On social media on Friday, Feb. 5, Tiffany Collins,  Okeechobee County Health Department administrator, explained the drive-thru vaccination pod was a team effort with Okeechobee County Fire/EMS, Okeechobee County Sheriff’s Office, Emergency Management and Health Department personnel as well as other county staffers and “ton of volunteers, Okeechobee CERT and Matt Bowen and his team from Christ Fellowship, some of whom where there as early as 3 a.m. – volunteering their free time, everyone working extremely hard all morning.


“We even brought in additional vaccinators from the state,” she explained in a Facebook post. “We couldn’t have done this without every single person’s assistance. Even county and health department staff who weren’t on-site helped prep the days prior.

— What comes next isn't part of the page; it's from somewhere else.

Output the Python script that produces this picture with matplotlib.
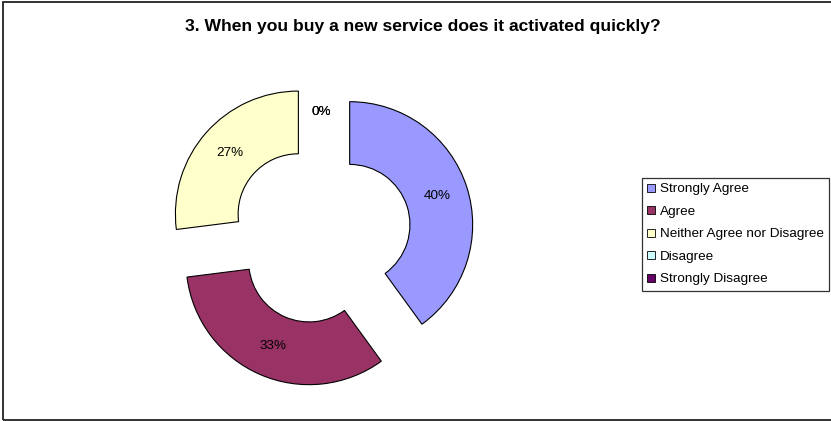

“The system isn’t perfect,” she continued. “We build productive efficiencies each time as we will after this one, we have federal and state guidelines we have to follow and a lot of factors at play to consider. That’s why county emergency management and health department leadership are on daily calls and meetings to keep abreast of the constant changes in distribution rollout, in technology onboarding (i.e online appointment system.) Each decision is made with careful consideration and in the best interest of our local community within our guidelines and with the resources we have and the weekly allocation we are given- with very little notice by the federal government each week.

“Some, unfortunately, each week have to be, #501.”

She explained the good news is that last week, Okeechobee County’s allocation was only 300 doses a week and this week it was 500 doses.

“We are lucky to live in a community who has a county board who advocates for rural resources for us as much as they do and continue to support their local health department’s efforts as displayed by the enormous manpower it took to put on yesterday’s (Feb. 4) drive-thru POD for our community," she stated.